# Written task:
Reproduce nothing but the lines from the start of the material through the line that includes "import * as", both ends included, and omit every picture.

# Source material:
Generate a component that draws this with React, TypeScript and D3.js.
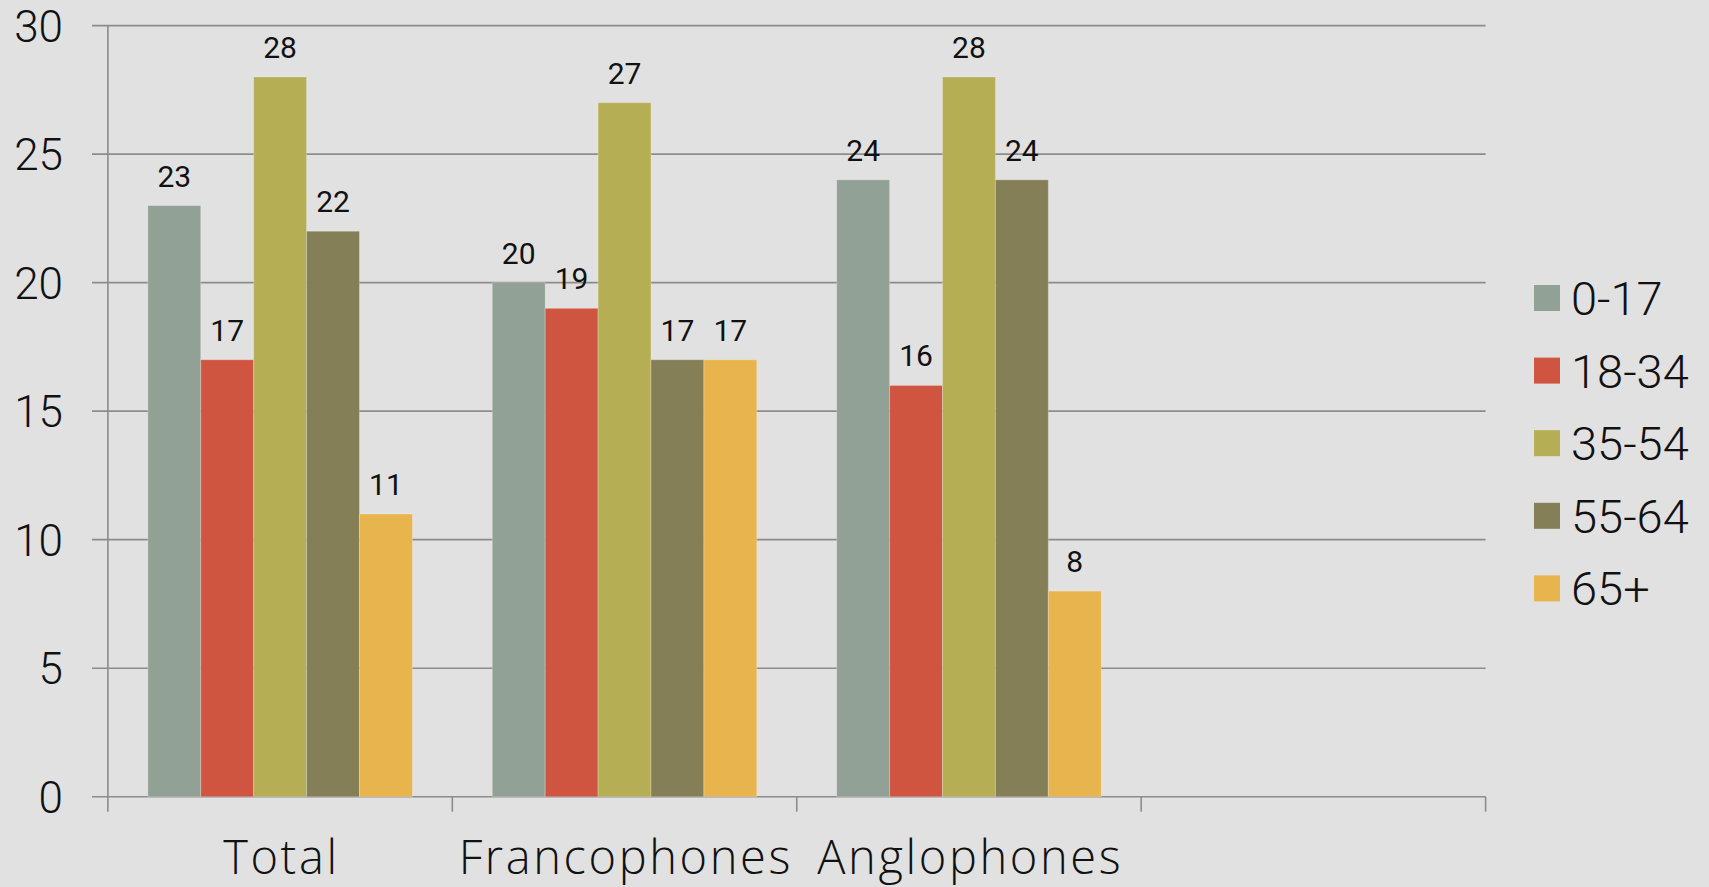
import React from "react";
import * as d3 from "d3";

const categories = ["Total", "Francophones", "Anglophones", ""];
const seriesNames = ["0-17", "18-34", "35-54", "55-64", "65+"];
const seriesColors = ["#91A195", "#D05540", "#B5AE55", "#857F57", "#E8B44D"];
const total = [23, 17, 28, 22, 11];
const francophones = [20, 19, 27, 17, 17];
const anglophones = [24, 16, 28, 24, 8];
const yTicks = [0, 5, 10, 15, 20, 25, 30];

const groupValues: (number[] | null)[] = [total, francophones, anglophones, null];

export default function App() {
  const W = 1709;
  const H = 887;
  const left = 107.9;
  const right = 1485.6;
  const top = 25.6;
  const bottom = 796.7;

  const x = d3.scaleBand<string>().domain(categories.map((c, i) => String(i))).range([left, right]);
  const inner = d3.scaleBand<string>().domain(seriesNames).range([0, x.bandwidth()]).paddingInner(0).paddingOuter(0.755);
  const y = d3.scaleLinear().domain([0, 30]).range([bottom, top]);

  const gridColor = "#8c8c8c";
  const num = "Roboto, 'Noto Sans', sans-serif";

  return (
    <svg width={W} height={H} style={{ position: "absolute", left: 0, top: 0 }}>
      <rect x={0} y={0} width={W} height={H} fill="#e1e1e1" />
      {yTicks.map((t) => (
        <g key={t}>
          <line x1={92} x2={right} y1={y(t)} y2={y(t)} stroke={gridColor} strokeWidth={1.6} />
          <text x={63} y={y(t) + 16} textAnchor="end" fontFamily={num} fontWeight={300} fontSize={44} fill="#111">
            {t}
          </text>
        </g>
      ))}
      <line x1={left} x2={left} y1={top} y2={bottom + 15} stroke={gridColor} strokeWidth={1.6} />
      {categories.map((c, i) => {
        const bx = x(String(i))!;
        return (
          <line key={"tk" + i} x1={bx + x.bandwidth()} x2={bx + x.bandwidth()} y1={bottom} y2={bottom + 15} stroke={gridColor} strokeWidth={1.6} />
        );
      })}
      {groupValues.map((vals, gi) => {
        if (!vals) return null;
        const gx = x(String(gi))!;
        return (
          <g key={"g" + gi}>
            {vals.map((v, si) => {
              const bx = gx + inner(seriesNames[si])!;
              return (
                <g key={si}>
                  <rect
                    x={bx}
                    y={y(v)}
                    width={inner.bandwidth()}
                    height={bottom - y(v)}
                    fill={seriesColors[si]}
                    stroke="#ffffff"
                    strokeOpacity={0.25}
                    strokeWidth={1}
                  />
                  <text x={bx + inner.bandwidth() / 2} y={y(v) - 19} textAnchor="middle" fontFamily={num} fontSize={30} fill="#111">
                    {v}
                  </text>
                </g>
              );
            })}
          </g>
        );
      })}
      {categories.map((c, i) => (
        <text
          key={"c" + i}
          x={x(String(i))! + x.bandwidth() / 2 + 1.3}
          y={874}
          textAnchor="middle"
          fontFamily="'Open Sans', sans-serif"
          fontWeight={300}
          fontSize={47}
          letterSpacing={2.6}
          fill="#111"
        >
          {c}
        </text>
      ))}
      {seriesNames.map((s, i) => {
        const cy = 298 + i * 72.6;
        return (
          <g key={"l" + i}>
            <rect x={1534} y={cy - 13} width={26} height={26} fill={seriesColors[i]} />
            <text x={1571} y={cy + 17} fontFamily={num} fontWeight={300} fontSize={47} fill="#111">
              {s}
            </text>
          </g>
        );
      })}
    </svg>
  );
}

# Output of the exercise:
Generate a component that draws this with React, TypeScript and D3.js.
import React from "react";
import * as d3 from "d3";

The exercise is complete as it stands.